Texture. In all forms of art, texture is used to organize complexity and add depth. The composer overlaps chords and melodies to wrap the listener in layers of sound. An artist layers brushstroke over brushstroke to create the intrigue of visual detail. The novelist weaves a spell by threading together plots, subplots, dialogue, and description. Texture is a fact of life, for better or worse, in every company. How can we thread together our businesses, processes, brands, products, features, and communications to create a tapestry instead of a train wreck? How can we organize complexity to give it resonance?

Scale. Every artist knows that large scale is the shortcut to shattering power. It’s not just whimsy that inspired sculptor Claes Oldenburg to take a wooden clothespin and scale it up to the size of a building. Picasso knew exactly what he was doing when he painted Guernica on a mural-sized canvas. When Beethoven needed to confront the huge themes of day, he scaled up the orchestra and moved the center of gravity down to the level of cello to get a fuller, darker sound. But scale can also mean small scale. How big must our business be to beat the competition and serve our customers? Where should we upscale? Where should we downscale? What are we doing today that, by increasing our investment in it, would give us a competitive edge or a decisive victory?

Proportion. The principle of proportion weighs the relationship of one element to another. Artists of all kinds grapple with this issue, but so do business leaders. It’s a question of balance. How should the various parts of our business relate to each other? When is it strategically sound to be out of balance? How do we know if we’re investing the right amounts in the right innovations? When we make a decision, how should we give weight to conflicting concerns so we don’t throw the baby out with the bath water? By developing a corporate sense of proportion, these judgments get easier.
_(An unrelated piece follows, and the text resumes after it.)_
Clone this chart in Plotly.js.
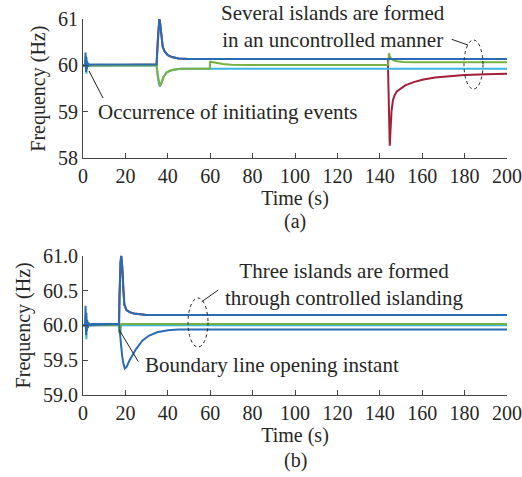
<!DOCTYPE html>
<html><head><meta charset="utf-8">
<script src="https://cdn.plot.ly/plotly-3.0.1.min.js"></script>
<style>html,body{margin:0;padding:0;background:#fff}#chart{width:522px;height:477px}</style>
</head><body><div id="chart"></div>
<script>
// ---------- (a) uncontrolled islanding ----------
const aDarkT = [0, 1.0, 1.2, 1.4, 1.6, 1.8, 2.0, 2.3, 2.6, 3.0, 4.0, 34.7, 35.2, 35.7, 36.0, 36.4, 37.0, 37.6, 38.5, 40, 42, 45, 50, 200];
const aDarkF = [60, 60, 60.28, 59.86, 60.18, 59.92, 60.09, 59.97, 60.04, 60.01, 60.02, 60.02, 60.5, 60.95, 61.0, 60.9, 60.6, 60.4, 60.3, 60.22, 60.18, 60.15, 60.14, 60.14];

const aGreenT = [0, 34.7, 35.2, 35.8, 36.3, 37.0, 38.0, 39.5, 42, 46, 59.8, 60.0, 61, 63, 66, 70, 80, 144.0, 144.3, 144.7, 145.5, 146.5, 148, 151, 156, 200];
const aGreenF = [60, 60, 59.8, 59.6, 59.55, 59.62, 59.75, 59.85, 59.9, 59.93, 59.93, 60.08, 60.07, 60.05, 60.03, 60.015, 60.01, 60.01, 60.26, 60.2, 60.14, 60.11, 60.09, 60.075, 60.07, 60.07];

const aLightT = [0, 1.0, 1.3, 1.6, 2.0, 2.5, 34.7, 35.2, 35.8, 36.3, 37.0, 38.0, 39.5, 42, 46, 200];
const aLightF = [60, 60, 60.2, 59.82, 60.05, 60, 60, 59.8, 59.6, 59.55, 59.62, 59.75, 59.85, 59.9, 59.93, 59.93];

const aRedT = [0, 1.4, 1.6, 1.8, 2.2, 34.7, 35.2, 35.7, 36.0, 36.4, 37.0, 37.6, 38.5, 40, 42, 45, 50, 143.8, 144.1, 144.4, 144.7, 145.0, 145.5, 146.2, 147, 148, 150, 152, 156, 160, 166, 172, 180, 190, 200];
const aRedF = [60, 60, 59.9, 60.05, 60, 60.02, 60.5, 60.95, 61.02, 60.9, 60.6, 60.4, 60.3, 60.22, 60.18, 60.15, 60.14, 60.14, 59.5, 58.6, 58.27, 58.55, 59.0, 59.25, 59.36, 59.44, 59.51, 59.57, 59.64, 59.69, 59.74, 59.77, 59.795, 59.81, 59.82];

// ---------- (b) controlled islanding ----------
const bUpT = [0, 1.0, 1.2, 1.4, 1.6, 1.8, 2.0, 2.3, 2.6, 3.0, 4.0, 17.0, 17.2, 17.6, 18.0, 18.5, 19.0, 19.5, 20.5, 22, 24, 27, 30, 35, 200];
const bUpF = [60, 60, 60.28, 59.86, 60.18, 59.92, 60.08, 59.96, 60.04, 60.01, 60.02, 60.02, 60.4, 60.9, 61.0, 60.85, 60.5, 60.3, 60.22, 60.19, 60.17, 60.16, 60.15, 60.15, 60.15];

const bDownT = [0, 17.0, 17.3, 17.8, 18.4, 19.0, 19.7, 20.5, 22, 25, 28, 31, 35, 40, 45, 200];
const bDownF = [60, 60.02, 59.93, 59.75, 59.58, 59.46, 59.38, 59.4, 59.5, 59.66, 59.78, 59.85, 59.9, 59.93, 59.94, 59.94];

const bGreenT = [0, 17.0, 17.1, 17.6, 18.0, 200];
const bGreenF = [60, 60, 59.9, 59.88, 60.02, 60.02];

const bLightT = [0, 1.0, 1.3, 1.6, 2.0, 2.5, 200];
const bLightF = [60, 60, 60.15, 59.8, 60.05, 60, 60];

const bRedT = [0, 1.4, 1.6, 1.8, 2.2, 17.0, 17.2, 17.6, 18.0, 18.5, 19.0, 19.5, 20.5, 22, 24, 27, 30, 35, 200];
const bRedF = [60, 60, 59.92, 60.04, 60, 60.02, 60.45, 60.92, 61.02, 60.85, 60.5, 60.3, 60.22, 60.19, 60.17, 60.16, 60.15, 60.15, 60.15];

const xTicks = [0, 20, 40, 60, 80, 100, 120, 140, 160, 180, 200];
const aYTicks = [58, 59, 60, 61];
const bYTicks = [59.0, 59.5, 60.0, 60.5, 61.0];

const DARK = '#2a6cb3', LIGHT = '#3fb3e3', GREEN = '#77b043', RED = '#a21f3a';
const FONT = '"Liberation Serif", "Times New Roman", serif';
const TXT = '#262626', AX = '#444';

function tr(x, y, color, xa, ya) {
  return {x: x, y: y, type: 'scatter', mode: 'lines', xaxis: xa, yaxis: ya,
          line: {color: color, width: 2}, hoverinfo: 'skip', showlegend: false};
}

const data = [
  tr(aRedT, aRedF, RED, 'x', 'y'),
  tr(aLightT, aLightF, LIGHT, 'x', 'y'),
  tr(aGreenT, aGreenF, GREEN, 'x', 'y'),
  tr(aDarkT, aDarkF, DARK, 'x', 'y'),
  tr(bRedT, bRedF, RED, 'x2', 'y2'),
  tr(bLightT, bLightF, LIGHT, 'x2', 'y2'),
  tr(bGreenT, bGreenF, GREEN, 'x2', 'y2'),
  tr(bDownT, bDownF, DARK, 'x2', 'y2'),
  tr(bUpT, bUpF, DARK, 'x2', 'y2')
];

// pixel -> paper helpers (plot area: x 83..507, y 19..395)
const L = 83, W = 424, B = 395, H = 376;
const px = v => (v - L) / W;
const py = v => (B - v) / H;

function axisX(anchor) {
  return {anchor: anchor, domain: [0, 1], range: [0, 200], tickvals: xTicks,
    ticks: 'inside', ticklen: 5, tickwidth: 1, tickcolor: AX,
    showline: true, linecolor: AX, linewidth: 1, showgrid: false, zeroline: false,
    tickfont: {family: FONT, size: 20, color: TXT},
    title: {text: 'Time (s)', font: {family: FONT, size: 20, color: TXT}, standoff: 2}};
}
function axisY(anchor, dom, rng, ticks, fmt) {
  return {anchor: anchor, domain: dom, range: rng, tickvals: ticks, tickformat: fmt,
    ticks: 'inside', ticklen: 5, tickwidth: 1, tickcolor: AX,
    showline: true, linecolor: AX, linewidth: 1, showgrid: false, zeroline: false,
    tickfont: {family: FONT, size: 20, color: TXT},
    title: {text: 'Frequency (Hz)', font: {family: FONT, size: 20, color: TXT}, standoff: 6}};
}

function note(text, x, y, xanchor) {
  return {xref: 'paper', yref: 'paper', x: px(x), y: py(y), text: text, showarrow: false,
    xanchor: xanchor || 'center', yanchor: 'middle', align: 'center',
    font: {family: FONT, size: 21, color: TXT}};
}
function seg(x0, y0, x1, y1) {
  return {type: 'line', xref: 'paper', yref: 'paper', x0: px(x0), y0: py(y0), x1: px(x1), y1: py(y1),
    line: {color: '#222', width: 1}};
}
function oval(x0, y0, x1, y1) {
  return {type: 'circle', xref: 'paper', yref: 'paper', x0: px(x0), y0: py(y0), x1: px(x1), y1: py(y1),
    line: {color: '#222', width: 1, dash: 'dot'}};
}

const layout = {
  width: 522, height: 477,
  margin: {l: 83, r: 15, t: 19, b: 82},
  paper_bgcolor: '#fff', plot_bgcolor: '#fff',
  font: {family: FONT, size: 20, color: TXT},
  xaxis: axisX('y'),
  yaxis: axisY('x', [(B - 158.3) / H, 1], [58, 61], aYTicks, 'd'),
  xaxis2: axisX('y2'),
  yaxis2: axisY('x2', [0, (B - 255.7) / H], [59, 61], bYTicks, '.1f'),
  annotations: [
    note('Several islands are formed<br>in an uncontrolled manner', 333, 26.5),
    note('Occurrence of initiating events', 95.7, 111.7, 'left'),
    {...note('(a)', 295.3, 221), font: {family: FONT, size: 20, color: TXT}},
    note('Three islands are formed<br>through controlled islanding', 344, 284.7),
    note('Boundary line opening instant', 142.7, 365, 'left'),
    {...note('(b)', 295.3, 460), font: {family: FONT, size: 20, color: TXT}}
  ],
  shapes: [
    seg(89, 71, 103, 98),
    oval(464, 89, 483, 40),
    seg(451.7, 39.3, 468, 45),
    oval(188, 347, 208, 298),
    seg(201.7, 301.7, 218.3, 290),
    seg(119.3, 330, 138.3, 361.7)
  ]
};

Plotly.newPlot('chart', data, layout, {displayModeBar: false, staticPlot: true});
</script>
</body></html>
Variety. With large-scale artworks, such as symphonies, movies, novels, buildings, and towns, it’s variety that holds people’s interest. In time-based experiences, this also implies pacing. Variety and pacing make it possible to sit though a three-hour movie without checking our watches. Variety in systems performs a different function. It gives the system enough complexity to correct itself and stay healthy. How can variety help us create a culture of perpetual innovation? How can we use it to spread our exposure to risk? How can we use pacing to keep our customers on the edge of their seats, wondering what delights we’ll prepare for them next?

Rhythm. Of course, rhythm is essential in music. But it crosses over into other art forms as well. Renaissance architect Leone Battista Alberti recommended the use of musical intervals for the pleasing design of buildings. Sony CEO Howard Stringer expects the “rhythm of innovation” to restore the company to its former glory. What kind of rhythm is right for our company? When should we release our new products? How should we change speeds to harness a good economy? A bad economy?
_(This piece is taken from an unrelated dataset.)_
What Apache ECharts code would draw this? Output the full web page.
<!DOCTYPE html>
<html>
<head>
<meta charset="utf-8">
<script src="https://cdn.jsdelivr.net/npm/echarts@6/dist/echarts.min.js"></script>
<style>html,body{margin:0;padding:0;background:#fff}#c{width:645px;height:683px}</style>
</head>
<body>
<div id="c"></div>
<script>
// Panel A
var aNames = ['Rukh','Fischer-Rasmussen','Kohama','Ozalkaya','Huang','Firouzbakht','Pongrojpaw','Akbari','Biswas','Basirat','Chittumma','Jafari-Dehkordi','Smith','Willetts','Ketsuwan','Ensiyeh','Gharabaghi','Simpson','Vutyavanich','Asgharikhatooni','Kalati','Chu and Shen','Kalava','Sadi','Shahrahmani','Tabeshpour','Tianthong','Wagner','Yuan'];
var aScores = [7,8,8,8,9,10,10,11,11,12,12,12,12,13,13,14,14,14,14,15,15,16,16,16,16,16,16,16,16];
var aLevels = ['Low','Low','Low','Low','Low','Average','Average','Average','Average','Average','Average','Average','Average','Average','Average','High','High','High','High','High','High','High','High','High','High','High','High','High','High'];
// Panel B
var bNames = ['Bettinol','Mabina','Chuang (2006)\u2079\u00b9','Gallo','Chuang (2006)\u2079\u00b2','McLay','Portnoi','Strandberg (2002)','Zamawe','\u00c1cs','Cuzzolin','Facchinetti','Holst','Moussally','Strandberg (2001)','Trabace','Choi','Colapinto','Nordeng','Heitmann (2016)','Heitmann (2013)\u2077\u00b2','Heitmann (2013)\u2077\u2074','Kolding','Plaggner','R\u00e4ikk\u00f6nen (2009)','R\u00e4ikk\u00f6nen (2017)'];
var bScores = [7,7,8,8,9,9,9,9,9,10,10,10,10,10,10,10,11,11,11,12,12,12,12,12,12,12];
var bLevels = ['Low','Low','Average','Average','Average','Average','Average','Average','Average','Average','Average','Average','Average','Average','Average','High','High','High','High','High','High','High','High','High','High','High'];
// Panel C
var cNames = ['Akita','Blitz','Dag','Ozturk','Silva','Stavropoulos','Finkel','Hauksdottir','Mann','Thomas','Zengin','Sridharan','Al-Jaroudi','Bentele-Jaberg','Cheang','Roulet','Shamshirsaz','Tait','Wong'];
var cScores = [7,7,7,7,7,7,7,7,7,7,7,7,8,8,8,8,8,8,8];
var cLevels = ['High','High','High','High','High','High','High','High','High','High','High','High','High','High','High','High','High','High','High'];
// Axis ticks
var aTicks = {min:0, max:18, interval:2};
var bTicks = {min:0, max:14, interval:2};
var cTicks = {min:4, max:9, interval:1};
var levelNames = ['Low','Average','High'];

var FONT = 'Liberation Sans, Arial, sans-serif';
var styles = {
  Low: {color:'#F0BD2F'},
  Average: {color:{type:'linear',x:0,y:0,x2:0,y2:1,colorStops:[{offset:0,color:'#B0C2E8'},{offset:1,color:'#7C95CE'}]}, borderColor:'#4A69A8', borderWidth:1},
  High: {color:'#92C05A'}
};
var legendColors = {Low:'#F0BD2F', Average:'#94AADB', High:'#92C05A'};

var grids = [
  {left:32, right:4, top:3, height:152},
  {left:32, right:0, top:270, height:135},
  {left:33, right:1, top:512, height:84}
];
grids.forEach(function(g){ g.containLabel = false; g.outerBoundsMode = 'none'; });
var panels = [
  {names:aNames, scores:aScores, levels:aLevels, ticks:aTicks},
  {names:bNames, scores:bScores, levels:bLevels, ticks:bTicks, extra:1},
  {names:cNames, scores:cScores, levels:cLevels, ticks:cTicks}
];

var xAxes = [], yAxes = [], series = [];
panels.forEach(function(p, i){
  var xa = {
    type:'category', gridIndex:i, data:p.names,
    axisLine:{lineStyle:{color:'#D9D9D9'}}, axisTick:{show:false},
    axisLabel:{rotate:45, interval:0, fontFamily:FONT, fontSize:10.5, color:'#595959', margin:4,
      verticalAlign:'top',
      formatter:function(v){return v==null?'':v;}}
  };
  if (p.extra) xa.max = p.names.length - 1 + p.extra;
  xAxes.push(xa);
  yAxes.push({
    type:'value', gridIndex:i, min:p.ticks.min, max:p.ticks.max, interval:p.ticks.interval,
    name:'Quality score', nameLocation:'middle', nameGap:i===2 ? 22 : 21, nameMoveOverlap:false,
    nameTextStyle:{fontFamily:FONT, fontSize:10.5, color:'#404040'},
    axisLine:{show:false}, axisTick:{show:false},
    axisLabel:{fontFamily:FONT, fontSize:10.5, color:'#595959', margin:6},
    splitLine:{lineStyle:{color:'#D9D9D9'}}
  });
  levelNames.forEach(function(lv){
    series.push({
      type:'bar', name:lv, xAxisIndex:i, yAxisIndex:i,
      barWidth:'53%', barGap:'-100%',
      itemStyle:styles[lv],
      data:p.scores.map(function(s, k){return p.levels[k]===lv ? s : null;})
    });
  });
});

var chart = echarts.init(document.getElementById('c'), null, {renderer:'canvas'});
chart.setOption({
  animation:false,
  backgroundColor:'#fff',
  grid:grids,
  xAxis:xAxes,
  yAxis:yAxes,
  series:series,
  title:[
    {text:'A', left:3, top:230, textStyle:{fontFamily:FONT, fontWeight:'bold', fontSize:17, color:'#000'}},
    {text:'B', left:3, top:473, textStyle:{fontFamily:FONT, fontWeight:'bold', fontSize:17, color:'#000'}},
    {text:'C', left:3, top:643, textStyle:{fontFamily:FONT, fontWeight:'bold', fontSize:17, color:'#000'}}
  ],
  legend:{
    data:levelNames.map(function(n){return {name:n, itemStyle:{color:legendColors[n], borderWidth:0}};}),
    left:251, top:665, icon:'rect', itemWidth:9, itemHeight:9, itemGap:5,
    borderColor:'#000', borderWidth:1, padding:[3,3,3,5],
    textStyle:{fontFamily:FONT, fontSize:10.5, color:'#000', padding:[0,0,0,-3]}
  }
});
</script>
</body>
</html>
Depth. Shakespeare understood the market-maximizing power of depth. His plays communicated to every level of audience, from the royals sitting in the top-tier boxes to the groundlings standing in the ale-and-urine-soaked sawdust. His dialogue would shift rhythmically from high philosophy to low humor; his action would alternate between soliloquies and sword fights. Did the strategy produce profits? It seems likely, since at the end of his career he owned the biggest house in London. Yet the principle of depth can be applied with equal success to businesses and brands. Each part of the business, from the internal vision to the external brand, can operate at multiple levels of understanding. Are we communicating our mission and message to every audience? How about our product stories? Do they resonate across regions, segments, and cultures?
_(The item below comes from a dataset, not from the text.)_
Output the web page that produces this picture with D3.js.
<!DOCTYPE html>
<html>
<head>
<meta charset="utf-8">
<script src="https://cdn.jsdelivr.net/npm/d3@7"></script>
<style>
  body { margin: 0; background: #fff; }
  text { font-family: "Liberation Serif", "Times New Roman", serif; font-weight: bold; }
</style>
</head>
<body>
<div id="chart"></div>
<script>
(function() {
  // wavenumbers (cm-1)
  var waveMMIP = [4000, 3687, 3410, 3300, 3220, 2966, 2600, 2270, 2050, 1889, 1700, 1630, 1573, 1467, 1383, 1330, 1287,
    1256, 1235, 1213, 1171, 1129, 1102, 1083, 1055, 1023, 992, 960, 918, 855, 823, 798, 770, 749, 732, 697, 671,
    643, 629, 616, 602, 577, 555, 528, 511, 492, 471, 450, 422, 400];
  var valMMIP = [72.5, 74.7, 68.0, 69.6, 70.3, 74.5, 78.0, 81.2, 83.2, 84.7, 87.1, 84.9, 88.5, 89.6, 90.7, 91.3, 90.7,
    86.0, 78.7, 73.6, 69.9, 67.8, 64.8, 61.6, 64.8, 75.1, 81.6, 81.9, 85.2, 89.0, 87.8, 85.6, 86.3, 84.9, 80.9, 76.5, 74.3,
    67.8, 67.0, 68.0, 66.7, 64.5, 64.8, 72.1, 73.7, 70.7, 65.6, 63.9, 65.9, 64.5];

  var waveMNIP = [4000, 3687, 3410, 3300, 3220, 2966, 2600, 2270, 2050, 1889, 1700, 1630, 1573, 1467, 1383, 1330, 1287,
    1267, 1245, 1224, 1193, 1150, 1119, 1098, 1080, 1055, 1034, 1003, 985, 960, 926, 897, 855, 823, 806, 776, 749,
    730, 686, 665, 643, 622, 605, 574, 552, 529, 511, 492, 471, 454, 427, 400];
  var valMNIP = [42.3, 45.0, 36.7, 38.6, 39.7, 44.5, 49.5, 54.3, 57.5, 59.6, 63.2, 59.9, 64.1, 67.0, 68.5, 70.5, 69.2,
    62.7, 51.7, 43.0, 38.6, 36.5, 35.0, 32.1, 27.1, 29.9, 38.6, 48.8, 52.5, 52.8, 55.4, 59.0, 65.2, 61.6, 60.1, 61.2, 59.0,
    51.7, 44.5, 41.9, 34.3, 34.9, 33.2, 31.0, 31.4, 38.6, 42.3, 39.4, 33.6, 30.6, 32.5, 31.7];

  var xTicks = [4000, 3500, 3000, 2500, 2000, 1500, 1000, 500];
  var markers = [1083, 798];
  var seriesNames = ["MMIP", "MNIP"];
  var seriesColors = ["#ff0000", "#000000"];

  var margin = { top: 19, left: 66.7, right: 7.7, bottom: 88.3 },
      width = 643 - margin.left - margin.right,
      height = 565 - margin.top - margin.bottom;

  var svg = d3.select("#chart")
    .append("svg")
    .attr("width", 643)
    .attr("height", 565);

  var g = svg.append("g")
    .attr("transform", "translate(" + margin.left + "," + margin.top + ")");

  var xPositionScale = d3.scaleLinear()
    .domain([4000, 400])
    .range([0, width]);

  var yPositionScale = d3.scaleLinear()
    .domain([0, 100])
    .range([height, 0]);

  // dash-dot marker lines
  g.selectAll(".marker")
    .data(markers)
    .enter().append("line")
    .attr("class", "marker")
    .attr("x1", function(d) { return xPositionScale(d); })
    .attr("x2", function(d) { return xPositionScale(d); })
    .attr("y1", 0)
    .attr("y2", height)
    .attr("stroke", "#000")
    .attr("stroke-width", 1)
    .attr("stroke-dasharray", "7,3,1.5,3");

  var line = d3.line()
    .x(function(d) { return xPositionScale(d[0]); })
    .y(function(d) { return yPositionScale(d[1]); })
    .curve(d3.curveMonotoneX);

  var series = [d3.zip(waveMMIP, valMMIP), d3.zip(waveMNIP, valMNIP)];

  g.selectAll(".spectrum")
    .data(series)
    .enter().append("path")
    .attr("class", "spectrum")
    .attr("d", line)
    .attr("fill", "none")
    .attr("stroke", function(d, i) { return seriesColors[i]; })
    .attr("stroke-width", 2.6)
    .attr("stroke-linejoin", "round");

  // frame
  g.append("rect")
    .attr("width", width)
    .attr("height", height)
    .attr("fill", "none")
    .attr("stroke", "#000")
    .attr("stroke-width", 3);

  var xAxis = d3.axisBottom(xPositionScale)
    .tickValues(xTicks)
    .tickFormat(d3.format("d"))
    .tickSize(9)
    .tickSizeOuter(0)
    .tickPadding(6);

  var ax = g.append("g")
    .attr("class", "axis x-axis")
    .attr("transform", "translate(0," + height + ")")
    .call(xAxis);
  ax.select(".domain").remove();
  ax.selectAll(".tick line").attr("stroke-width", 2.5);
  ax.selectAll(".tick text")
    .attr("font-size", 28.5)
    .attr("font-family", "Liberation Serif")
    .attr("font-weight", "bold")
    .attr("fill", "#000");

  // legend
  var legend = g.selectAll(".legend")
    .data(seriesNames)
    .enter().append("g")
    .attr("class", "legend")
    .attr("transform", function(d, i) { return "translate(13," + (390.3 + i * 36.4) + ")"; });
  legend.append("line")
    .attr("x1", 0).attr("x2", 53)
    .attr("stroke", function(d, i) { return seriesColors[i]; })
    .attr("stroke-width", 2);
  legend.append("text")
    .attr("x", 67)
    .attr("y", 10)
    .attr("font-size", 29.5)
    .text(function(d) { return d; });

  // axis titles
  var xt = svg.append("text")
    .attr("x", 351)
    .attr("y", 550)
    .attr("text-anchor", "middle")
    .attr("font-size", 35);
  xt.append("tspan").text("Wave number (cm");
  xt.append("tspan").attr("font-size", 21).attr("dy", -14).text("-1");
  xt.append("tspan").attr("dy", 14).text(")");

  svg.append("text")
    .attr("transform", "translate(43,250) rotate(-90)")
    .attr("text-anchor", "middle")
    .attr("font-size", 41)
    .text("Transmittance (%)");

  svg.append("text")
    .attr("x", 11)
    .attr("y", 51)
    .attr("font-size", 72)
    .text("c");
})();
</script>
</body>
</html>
Harmony. Harmony is based on the principle of synergy, or how the parts work together to do more than they could do separately. In music, it might be how the notes sound together. In painting, how the colors look together. In cuisine, how the flavors taste together. In business, it’s how people work together. How can we achieve synergy among functions, departments, and divisions? How can we remove dissonance and emphasize alignment? How can we get a complex organization to execute a simple idea?

Contrast. In business, cash is king. In aesthetics, it’s contrast. Contrast gives artists a way to create drama. Big vs. small, dark vs. light, loud vs. soft, fast vs. slow, straight vs. curved, smooth vs. rough, old vs. new, and so on. It’s contrast that makes art both emotional and memorable. When a company creates vivid differentiation between itself and its competitors, it’s using the principle of contrast. Avis vs. Hertz. Mini vs. Hummer. Tom’s Natural vs. Crest. How can we increase the contrast between our brand and those of our competitors? How can we design our products and services so they stand out in a crowded marketplace? How can we make sure that our communications hook into in people’s minds like Velcro?

I could go on, but that’s another manifesto. Suffice it to say that the best management decisions are also aesthetic decisions: They satisfy our deep intuitive sense of what’s right, what’s good, and what’s beautiful. Aesthetics serve as a compass to keep you from getting lost as you design the way forward.